Twiggy starred in the Broadway musical My One and Only opposite director/choreographer/leading man Tommy Tune. The show (a 1920s pastiche utilizing songs written by the Gershwin brothers) ran for a couple of years during the early eighties, and I remember she got pretty decent reviews (singin’ and a dancin’). Tune won Tony Awards for leading male in a musical and choreography.
Tommy Tune is actually in The Boy Friend as well. He must have taught her well. It looked pretty dicey in ’71.
But, I just looked on imdb and apparently I’m off base on thinking it was awful. It was nominated for, and won, several awards that year, including a Best Actress Golden Globe win for Twiggy. How bout that.
I’ll remind you that Pia Zadora won a Golden Globe for best actress, for her role as a sexy sexy innocent girl (adopted? raised?) living with tempted old lech Stacy Keach in Butterfly. At least that’s what I think it was called. I even saw it, I think on a dare. I recall nothing about it. There was lots of pouting, as I recall. By Keach as well as Zadora.
I have Billion Dollar Brain at home right now–I should probably watch it. It’s one of those films I get from Netflix then sit on for seven weeks, thinking “Oh, maybe I’ll watch that tomorrow.”
Okay, watched Brain, and it is recognizably Ken Russell–so probably of some interest to you, Mark, and any other fans.

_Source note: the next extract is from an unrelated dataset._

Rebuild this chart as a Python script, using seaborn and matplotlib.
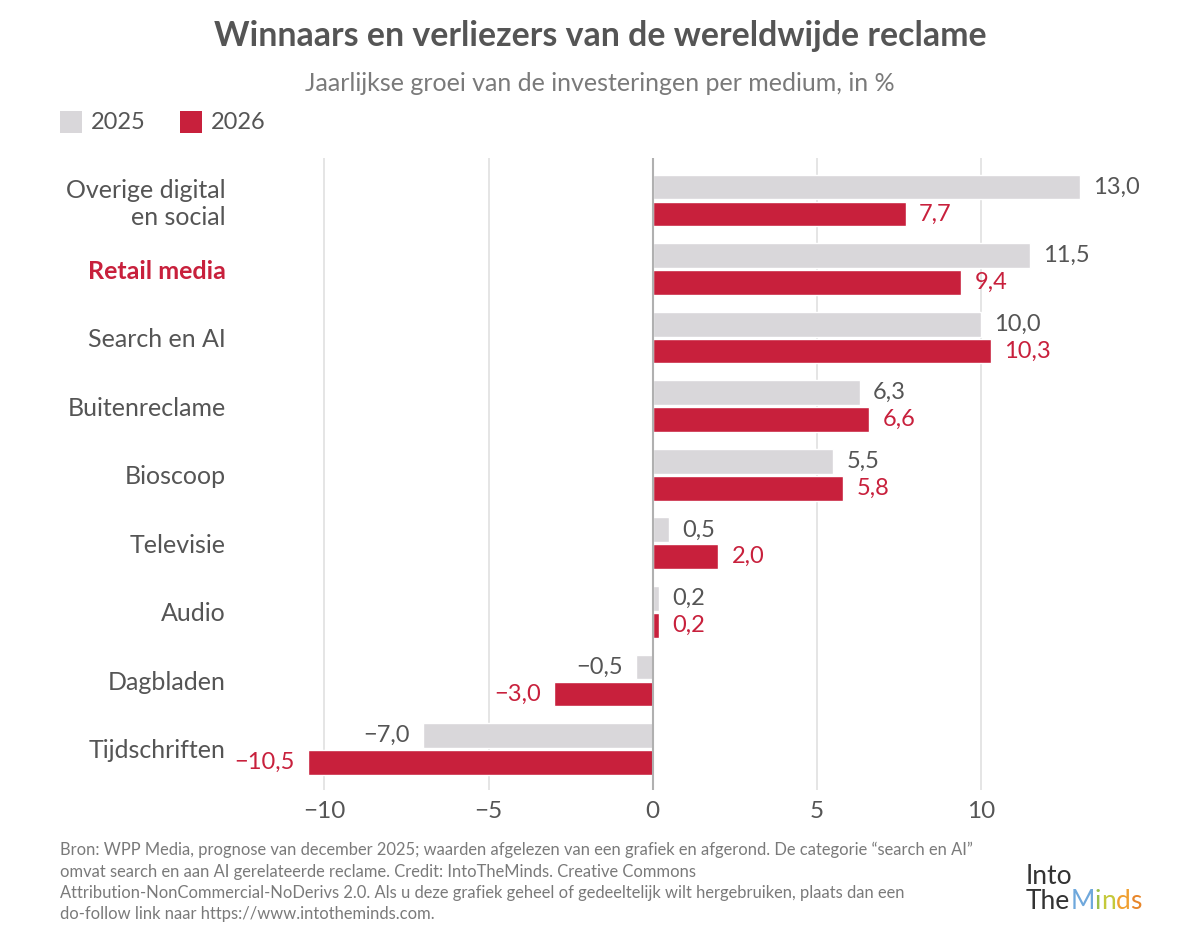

The good: Michael Caine reprising his excellent cool attitude as the not-terribly-Bondish (and wonderfully named) Harry Palmer. A lot of crazy conspiratorial fever-dream political scenarios. And the frequent cool Russell touches: a gorgeous deep wide-frame composition of Palmer and another figure on the ice in Finland, silhouetted, cut to an extreme close-up of a beautiful woman’s face mouthing the “code words,” cut back to the wide-shot. No home seems to be without a lurid, often erotic painting on the wall, so that Russell can close scenes with a turn to the art. A tonally-jarring handheld fight between Palmer and aforementioned beautiful femme fatale.
The bad: well, it’s a sixties spy film, reliant for its central plot upon a supercomputer that reads cards (and it’s hard to get past that, almost as jarring a technologically-distant object as the Finnish ferris wheel made from wood and spun by hand which we glimpse earlier on in the film). There’s also a crazy jingoistic Texan anti-communist played by Ed Begley (Sr.) as if on meth, and while of a piece with some other Russell-directed performances, it’s rather dull or rather annoying, depending on the scene.
I enjoyed it. And, hell, why don’t they make another Harry Palmer film? I’m sure Deighton gave up the rights–I’d love to see Caine return to something like this, and forego the Sandra Bullock comedies.